I had the pleasure of finally reading Will Hodgkinson’s short history of the Windmill this week, an eagerly awaited Rough Trade edition for obvious reasons, one must keep a careful eye on one’s own canonisation, after all. For the most part Roof Dog is a great read, the only part I found a little irksome was his lauding of the Shinichi Suzuki method and the like; I have no personal problem with exquisitely trained young musical impresarios re-hashing the Mancunian prole art threat of The Fall, but surely the irony of it is at least worth pointing out?
Perhaps I’m just pining for a by-gone phase of the gentrification process, one where there wasn’t such an emphasis on being able to keep time, and where having a father that bitterly disapproved of what you were doing wasn’t just favourable, but essential. I suppose what I lament is the transmogrification of a culture of ‘refusal’ into one of ‘acceptance’. I realised after many years spent battering my head up against the brick wall of a rigidly codified London music world that the only way I would ever transcend my lack of music training or education was by making friends with Saul (who knew all the chords) and eventually covering myself in faecal matter.

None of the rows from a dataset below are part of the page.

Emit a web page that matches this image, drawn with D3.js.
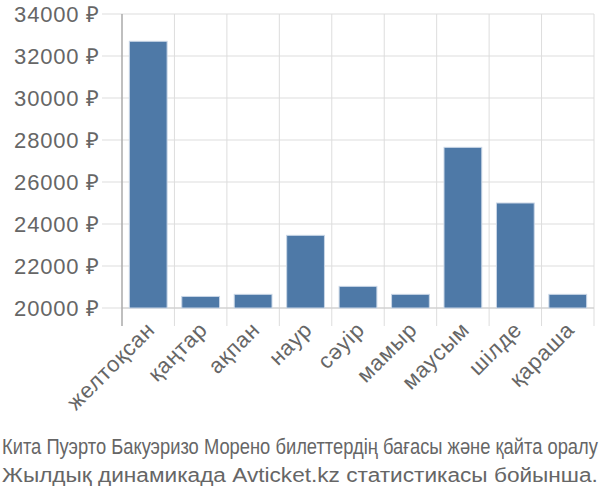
<!DOCTYPE html>
<html><head><meta charset="utf-8">
<script src="https://cdn.jsdelivr.net/npm/d3@7"></script>
<style>body{margin:0;background:#fff}svg{display:block}</style>
</head><body>
<svg id="c" width="600" height="500"></svg>
<script>
const categories = ["желтоқсан","қаңтар","ақпан","наур","сәуір","мамыр","маусым","шілде","қараша"];
const prices = [32700, 20550, 20650, 23460, 21030, 20650, 27650, 25000, 20650];
const yTicks = [20000, 22000, 24000, 26000, 28000, 30000, 32000, 34000];
const titleLines = ["Кита Пуэрто Бакуэризо Морено билеттердің бағасы және қайта оралу", "Жылдық динамикада Avticket.kz статистикасы бойынша."];

const svg = d3.select("#c");
const L = 122, R = 594, T = 14, B = 308;
const font = "'Liberation Sans', Arial, sans-serif";
const x = d3.scaleBand().domain(categories).range([L, R]).paddingInner(0.28).paddingOuter(0.14);
const y = d3.scaleLinear().domain([20000, 34000]).range([B, T]);

// horizontal grid + y labels
const gy = svg.append("g");
gy.selectAll("line").data(yTicks).join("line")
  .attr("x1", 102).attr("x2", R).attr("y1", d => y(d)).attr("y2", d => y(d))
  .attr("stroke", "#dddddd").attr("stroke-width", 1);
gy.selectAll("text").data(yTicks).join("text")
  .attr("x", 100).attr("y", d => y(d)).attr("dy", "0.35em")
  .attr("text-anchor", "end").attr("font-family", font).attr("font-size", 22)
  .attr("letter-spacing", 0.8)
  .attr("fill", "#666").text(d => d + " ₽");

// vertical grid at band boundaries
const bounds = categories.map(c => x(c) - x.step() * x.paddingInner() / 2);
bounds.push(R);
svg.append("g").selectAll("line").data(bounds.slice(1)).join("line")
  .attr("x1", d => d).attr("x2", d => d).attr("y1", T).attr("y2", 326)
  .attr("stroke", "#dddddd").attr("stroke-width", 1);

// bottom axis line
svg.append("line").attr("x1", L).attr("x2", R).attr("y1", B).attr("y2", B)
  .attr("stroke", "#cccccc").attr("stroke-width", 1);
// left axis line
svg.append("line").attr("x1", L).attr("x2", L).attr("y1", T).attr("y2", 326)
  .attr("stroke", "#aaaaaa").attr("stroke-width", 1.5);

// bars
svg.append("g").selectAll("rect").data(categories).join("rect")
  .attr("x", c => x(c)).attr("width", x.bandwidth())
  .attr("y", (c, i) => y(prices[i])).attr("height", (c, i) => B - y(prices[i]))
  .attr("fill", "#4e79a7").attr("stroke", "#c9d6e6").attr("stroke-width", 1);

// x labels
svg.append("g").selectAll("text").data(categories).join("text")
  .attr("transform", c => `translate(${x(c) + x.bandwidth() / 2 + 8},${331}) rotate(-45)`)
  .attr("text-anchor", "end").attr("font-family", font).attr("font-size", 22)
  .attr("letter-spacing", 0.8)
  .attr("fill", "#666").text(c => c);

// footer (scaled to fit the width)
function fitLine(txt, yPos, size) {
  const t = svg.append("text").attr("x", 0).attr("y", 0).attr("font-family", font)
    .attr("font-size", size).attr("fill", "#666").text(txt);
  const w = t.node().getComputedTextLength();
  const s = 596 / w;
  t.attr("transform", `translate(2,${yPos}) scale(${s},1)`);
}
fitLine(titleLines[0], 454, 22);
fitLine(titleLines[1], 482, 21);
</script>
</body></html>
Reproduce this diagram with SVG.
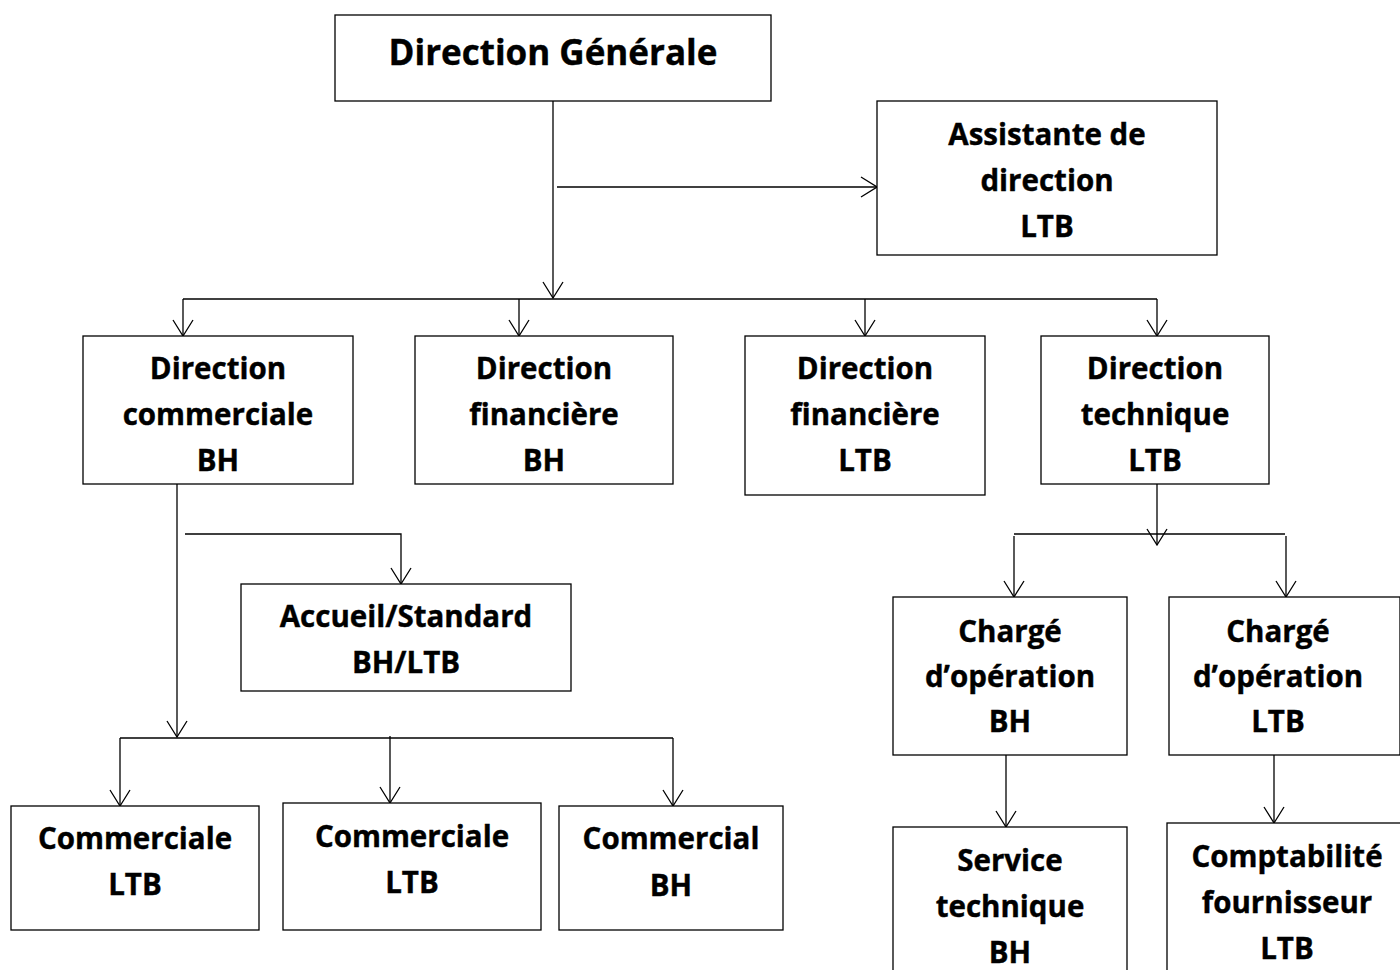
<svg xmlns="http://www.w3.org/2000/svg" width="1400" height="970" viewBox="0 0 1400 970">
<style>
.box{fill:#fff;stroke:#000;stroke-width:1.3}
.t{font-family:"Open Sans","Noto Sans","Liberation Sans",sans-serif;font-weight:bold;font-size:29.5px;text-anchor:middle;fill:#000;stroke:#000;stroke-width:0.4}
.title{font-size:35px}
.c{fill:none;stroke:#000;stroke-width:1.3}
</style>
<defs>
<marker id="arr" markerUnits="userSpaceOnUse" markerWidth="18" markerHeight="22" viewBox="0 0 18 22" refX="17" refY="11" orient="auto">
<path d="M1,1 L17,11 L1,21" fill="none" stroke="#000" stroke-width="1.3"/>
</marker>
</defs>
<rect width="1400" height="970" fill="#fff"/>
<g id="connectors">
<path class="c" d="M553,101 V298" marker-end="url(#arr)"/>
<path class="c" d="M557,187 H877" marker-end="url(#arr)"/>
<path class="c" d="M183,299 H1157"/>
<path class="c" d="M183,299 V336" marker-end="url(#arr)"/>
<path class="c" d="M519,299 V336" marker-end="url(#arr)"/>
<path class="c" d="M865,299 V336" marker-end="url(#arr)"/>
<path class="c" d="M1157,299 V336" marker-end="url(#arr)"/>
<path class="c" d="M177,484 V737" marker-end="url(#arr)"/>
<path class="c" d="M185,534 H401 V584" marker-end="url(#arr)"/>
<path class="c" d="M120,738 H673"/>
<path class="c" d="M120,738 V806" marker-end="url(#arr)"/>
<path class="c" d="M390,736 V803" marker-end="url(#arr)"/>
<path class="c" d="M673,738 V806" marker-end="url(#arr)"/>
<path class="c" d="M1157,484 V545" marker-end="url(#arr)"/>
<path class="c" d="M1014,534 H1285"/>
<path class="c" d="M1014,536 V597" marker-end="url(#arr)"/>
<path class="c" d="M1286,536 V597" marker-end="url(#arr)"/>
<path class="c" d="M1006,755 V827" marker-end="url(#arr)"/>
<path class="c" d="M1274,755 V823" marker-end="url(#arr)"/>
</g>
<g id="direction-generale">
<rect class="box" x="335" y="15" width="436" height="86"/>
<text class="t title" x="553" y="65">Direction Générale</text>
</g>
<g id="assistante">
<rect class="box" x="877" y="101" width="340" height="154"/>
<text class="t" x="1047" y="145">Assistante de</text>
<text class="t" x="1047" y="191">direction</text>
<text class="t" x="1047" y="237">LTB</text>
</g>
<g id="dir-commerciale">
<rect class="box" x="83" y="336" width="270" height="148"/>
<text class="t" x="218" y="379">Direction</text>
<text class="t" x="218" y="425">commerciale</text>
<text class="t" x="218" y="471">BH</text>
</g>
<g id="dir-financiere-bh">
<rect class="box" x="415" y="336" width="258" height="148"/>
<text class="t" x="544" y="379">Direction</text>
<text class="t" x="544" y="425">financière</text>
<text class="t" x="544" y="471">BH</text>
</g>
<g id="dir-financiere-ltb">
<rect class="box" x="745" y="336" width="240" height="159"/>
<text class="t" x="865" y="379">Direction</text>
<text class="t" x="865" y="425">financière</text>
<text class="t" x="865" y="471">LTB</text>
</g>
<g id="dir-technique">
<rect class="box" x="1041" y="336" width="228" height="148"/>
<text class="t" x="1155" y="379">Direction</text>
<text class="t" x="1155" y="425">technique</text>
<text class="t" x="1155" y="471">LTB</text>
</g>
<g id="accueil">
<rect class="box" x="241" y="584" width="330" height="107"/>
<text class="t" x="406" y="627">Accueil/Standard</text>
<text class="t" x="406" y="673">BH/LTB</text>
</g>
<g id="commerciale-ltb-1">
<rect class="box" x="11" y="806" width="248" height="124"/>
<text class="t" x="135" y="849">Commerciale</text>
<text class="t" x="135" y="895">LTB</text>
</g>
<g id="commerciale-ltb-2">
<rect class="box" x="283" y="803" width="258" height="127"/>
<text class="t" x="412" y="847">Commerciale</text>
<text class="t" x="412" y="893">LTB</text>
</g>
<g id="commercial-bh">
<rect class="box" x="559" y="806" width="224" height="124"/>
<text class="t" x="671" y="849">Commercial</text>
<text class="t" x="671" y="896">BH</text>
</g>
<g id="charge-bh">
<rect class="box" x="893" y="597" width="234" height="158"/>
<text class="t" x="1010" y="642">Chargé</text>
<text class="t" x="1010" y="687">d’opération</text>
<text class="t" x="1010" y="732">BH</text>
</g>
<g id="charge-ltb">
<rect class="box" x="1169" y="597" width="231" height="158"/>
<text class="t" x="1278" y="642">Chargé</text>
<text class="t" x="1278" y="687">d’opération</text>
<text class="t" x="1278" y="732">LTB</text>
</g>
<g id="service-technique">
<rect class="box" x="893" y="827" width="234" height="160"/>
<text class="t" x="1010" y="871">Service</text>
<text class="t" x="1010" y="917">technique</text>
<text class="t" x="1010" y="963">BH</text>
</g>
<g id="comptabilite">
<rect class="box" x="1167" y="823" width="240" height="160"/>
<text class="t" x="1287" y="867">Comptabilité</text>
<text class="t" x="1287" y="913">fournisseur</text>
<text class="t" x="1287" y="959">LTB</text>
</g>
</svg>
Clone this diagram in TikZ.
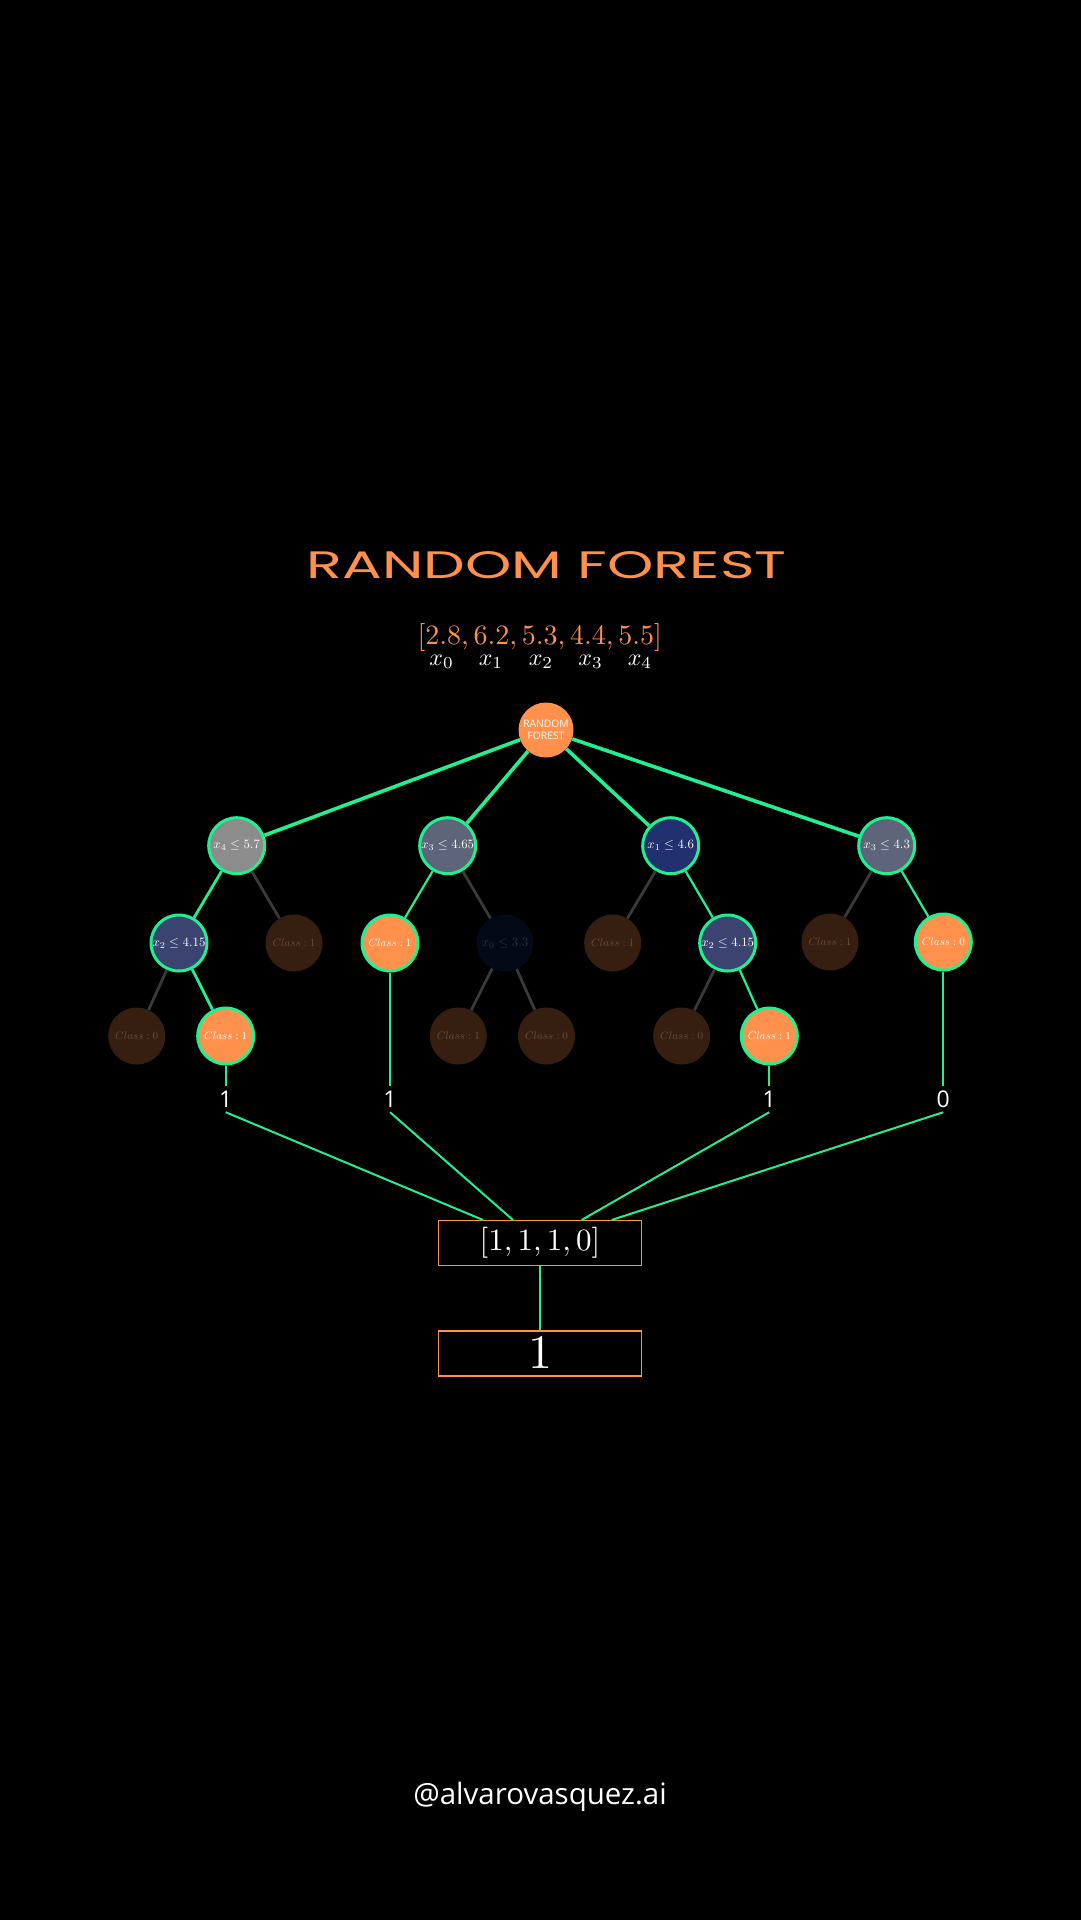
\documentclass[tikz,border=0pt]{standalone}
\usepackage{fontspec}
\usepackage{graphicx}
\usetikzlibrary{calc}
\newfontfamily\sansA{Open Sans}
\newfontfamily\titlefont{Poppins}
\newcommand{\mscale}[2]{\scalebox{#1}{$#2$}}
\definecolor{fgreen}{RGB}{32,240,145}
\definecolor{orng}{RGB}{255,145,77}
\definecolor{brownd}{RGB}{54,31,16}
\definecolor{dimtext}{RGB}{98,82,66}
\definecolor{greyedge}{RGB}{58,58,58}
\definecolor{greynode}{RGB}{140,140,140}
\definecolor{slatenode}{RGB}{94,100,121}
\definecolor{navynode}{RGB}{34,48,112}
\definecolor{bluenode}{RGB}{59,68,112}
\definecolor{darknode}{RGB}{4,9,24}
\definecolor{darktext}{RGB}{43,48,68}
\tikzset{
  cond/.style={circle, draw=fgreen, line width=3pt, minimum size=56pt, inner sep=0pt, text=white},
  dimleaf/.style={circle, fill=brownd, minimum size=57pt, inner sep=0pt, text=dimtext},
  onleaf/.style={circle, draw=fgreen, fill=orng, line width=3pt, minimum size=56pt, inner sep=0pt, text=white},
  rootnode/.style={circle, fill=orng, minimum size=55pt, inner sep=0pt, text=white, align=center, font=\sansA\fontsize{10.3}{11.5}\selectfont},
  topedge/.style={draw=fgreen, line width=3.6pt},
  gedge/.style={draw=fgreen, line width=2.8pt},
  thinedge/.style={draw=fgreen, line width=2.2pt},
  xedge/.style={draw=greyedge, line width=2.8pt},
  lab/.style={text=white, inner sep=0pt, minimum height=26pt, font=\sansA\fontsize{23}{25}\selectfont},
  votebox/.style={draw=orng, line width=1.5pt, minimum width=203pt, minimum height=45pt, inner sep=0pt, text=white},
}
\begin{document}
\begin{tikzpicture}[x=1pt,y=-1pt]
\useasboundingbox (0,0) rectangle (1080,1920);
\fill[black] (-10,-10) rectangle (1090,1930);

% title
\node[text=orng, inner sep=0pt] (title) at (546.5,565) {\resizebox{480pt}{27pt}{\titlefont RANDOM FOREST}};
\node[text=orng, inner sep=0pt, anchor=base] (vec) at (539.7,644) {\mscale{2.8}{[2.8, 6.2, 5.3, 4.4, 5.5]}};
\foreach \i/\xx in {0/441.7,1/491,2/541,3/590.7,4/640}{
  \node[text=white, inner sep=0pt, anchor=base] (sub\i) at (\xx,665) {\mscale{2.4}{x_{\i}}};
}

% nodes
\node[rootnode] (root) at (546,730) {RANDOM\\FOREST};

\node[cond, fill=greynode] (a) at (236.7,845.7) {\mscale{1.28}{x_4\leq 5.7}};
\node[cond, fill=slatenode] (b) at (447.7,845.7) {\mscale{1.28}{x_3\leq 4.65}};
\node[cond, fill=navynode] (c) at (670.7,845.7) {\mscale{1.28}{x_1\leq 4.6}};
\node[cond, fill=slatenode] (d) at (886.7,845.7) {\mscale{1.28}{x_3\leq 4.3}};

\node[cond, fill=bluenode] (a1) at (179,943) {\mscale{1.28}{x_2\leq 4.15}};
\node[dimleaf] (a2) at (294,943) {\mscale{1.1}{Class:1}};
\node[onleaf] (b1) at (390,943) {\mscale{1.1}{Class:1}};
\node[dimleaf, fill=darknode, text=darktext] (b2) at (505,943) {\mscale{1.28}{x_0\leq 3.3}};
\node[dimleaf] (c1) at (612.7,943) {\mscale{1.1}{Class:1}};
\node[cond, fill=bluenode] (c2) at (727.7,943) {\mscale{1.28}{x_2\leq 4.15}};
\node[dimleaf] (d1) at (830,942) {\mscale{1.1}{Class:1}};
\node[onleaf] (d2) at (943.3,942) {\mscale{1.1}{Class:0}};

\node[dimleaf] (a11) at (136.7,1036) {\mscale{1.1}{Class:0}};
\node[onleaf] (a12) at (225.7,1036) {\mscale{1.1}{Class:1}};
\node[dimleaf] (b21) at (458.3,1036) {\mscale{1.1}{Class:1}};
\node[dimleaf] (b22) at (546.5,1036) {\mscale{1.1}{Class:0}};
\node[dimleaf] (c21) at (681.7,1036) {\mscale{1.1}{Class:0}};
\node[onleaf] (c22) at (769.3,1036) {\mscale{1.1}{Class:1}};

% edges
\draw[topedge] (root) -- (a);
\draw[topedge] (root) -- (b);
\draw[topedge] (root) -- (c);
\draw[topedge] (root) -- (d);

\draw[gedge] (a) -- (a1);
\draw[xedge] (a) -- (a2);
\draw[thinedge] (b) -- (b1);
\draw[xedge] (b) -- (b2);
\draw[xedge] (c) -- (c1);
\draw[thinedge] (c) -- (c2);
\draw[xedge] (d) -- (d1);
\draw[thinedge] (d) -- (d2);

\draw[xedge] (a1) -- (a11);
\draw[gedge] (a1) -- (a12);
\draw[xedge] (b2) -- (b21);
\draw[xedge] (b2) -- (b22);
\draw[xedge] (c2) -- (c21);
\draw[thinedge] (c2) -- (c22);

% tree outputs
\node[lab] (l1) at (225.7,1099) {1};
\node[lab] (l2) at (390,1099) {1};
\node[lab] (l3) at (769.3,1099) {1};
\node[lab] (l4) at (943.3,1099) {0};

\draw[thinedge] (a12) -- (l1.north);
\draw[thinedge] (b1) -- (l2.north);
\draw[thinedge] (c22) -- (l3.north);
\draw[thinedge] (d2) -- (l4.north);

% vote boxes
\node[votebox] (vote) at (540,1243.2) {\mscale{3.1}{[1,1,1,0]}};
\node[votebox] (final) at (540,1353.5) {\mscale{4.8}{1}};

\coordinate (v1) at ($(vote.north)+(-57,0)$);
\coordinate (v2) at ($(vote.north)+(-27,0)$);
\coordinate (v3) at ($(vote.north)+(41.7,0)$);
\coordinate (v4) at ($(vote.north)+(71.7,0)$);

\draw[thinedge, line width=2pt] (l1.south) -- (v1);
\draw[thinedge, line width=2pt] (l2.south) -- (v2);
\draw[thinedge, line width=2pt] (l3.south) -- (v3);
\draw[thinedge, line width=2pt] (l4.south) -- (v4);
\draw[thinedge, line width=2pt] (vote) -- (final);

% watermark
\node[text=white, inner sep=0pt, font=\sansA\fontsize{29.5}{32}\selectfont] (mark) at (540,1797) {@alvarovasquez.ai};
\end{tikzpicture}
\end{document}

Twice I made my way down to the crossroads then, so obviously it breaks my heart a little to think all of that unpleasantness could well have been avoided had I only had the good sense to grow up in the catchment area of the Brit School.
As I’m sure is the case for many of you out there my attention span has started to acclimatise to our ‘new world’. At first, I found it difficult to read anything other than the increasingly grizzly headlines pouring in every day; a habit which has thankfully subsided now, oddly enough just as we seem to be reaching peak grizzle in this country. Remember reading about Italy when they were at this point? It was genuinely scary, right? Now other than a mild anxiety concerning the wellbeing of my mother all I’m really worried about is whether the pubs will open again before the summer ends, and if they don’t, what’s to become of my sex life?
For the most part I’ve been pouring my surplus attention span into finally winning my personal battle with Roberto Bolano’s 2666, a nigh on thousand page labyrinth of tangential disorientation and lyrical sublimity, whose plot ferments around and within the fictional Mexican border city of Santa Teresa, where a seemingly never ending string of brutal femicides are unfolding, mirroring the situation of the real life Mexican border town of Juarez, which experienced the same orgy of bloodshed in the 1990s. It’s divided into five books; in the first three of these the murders appear on the periphery of the imagination, they are gently alluded to amidst an accumulation of crisscrossing character developments and inhumanly deft narrative deviations. Then you hit book four ‘the part about the crimes’ and you are met with a hefty deluge of utterly unsentimental accounts detailing the precise nature of each act of supreme violence. Eventually the words ‘vaginally and anally raped’ are boiled down to nothing more than meaningless shapes on the page that you end up scanning across in search of the next plot development, in search of something conclusive in the great jungle that is Bolano’s 2666. Book five awaits…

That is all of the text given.